Kelowna is getting its third fully accessible children’s playground thanks to a contribution by the federal government.

Ottawa is giving the city $50,000 to build the playground as part of the improvements to Rutland’s Centennial Park, which it bought from the Rutland Park’s Society earlier this year.

The new playground will be the second phase of work at the park, with the first, a new soccer field, set to have work started on it in the fall.
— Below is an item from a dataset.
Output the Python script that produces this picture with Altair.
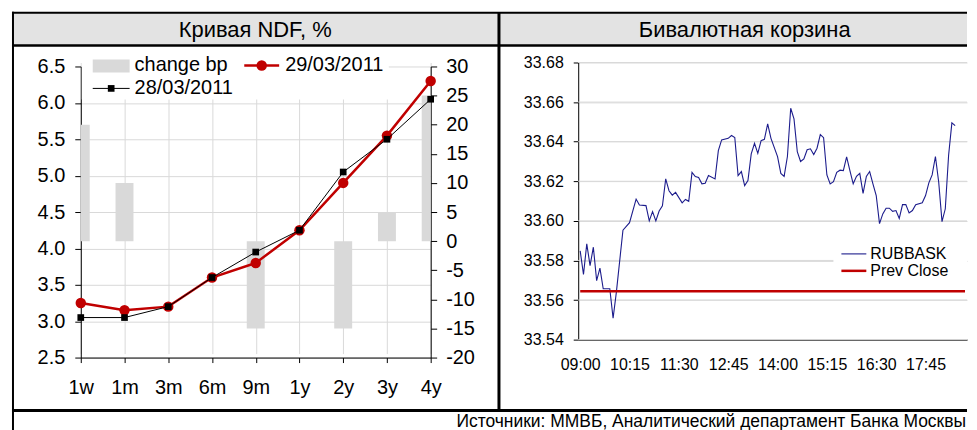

The field is part of the $400,000 the city promised to spend immediately to improvement the dilapidated park.

“The City of Kelowna is excited about the future of Rutland Centennial Park and we’re so pleased the Government of Canada shares our enthusiasm for this revitalized neighbourhood park,” said Kelonwa Mayor Colin Basran.

He said similar playgrounds, which are accessible to all children, Regardless of any disability, currently exist at the Parkinson Recreation Centre and in Rutland’s Ben Lee Park.

He noted the federal money is coming as an enabling accessibility grant, which are provided to ensures all children can enjoy playgrounds and park facilities.

On hand for the announcement were federal Transport Minister Lisa Raitt, and Kelonwa-Lake Country MP Ron Cannan, who made the announcement on behalf federal Minister of State for Social Development Candice Bergen.

Equipment to be be provides at the playground is described as an inclusive and accessible structure.

“Together with the hard work of numerous volunteers and organizations like the City of Kelowna, we are supporting families and children to make Rutland Centennial Park’s playground accessible to all,” said Cannan.

Meanwhile, the president of the Rutland Park’s Society, Todd Sanderson, said work to renovate the park’s hall — which the society kept as part of its deal $800,000 with the city— is expected to start in 2016.

He said some minor rearranging of delivery entrance will take place during the summer now that Roxby Plaza on the west side of the hall has been improved by the city and the parking lot behind it has become the new home of the Rutland Community Market on weekends.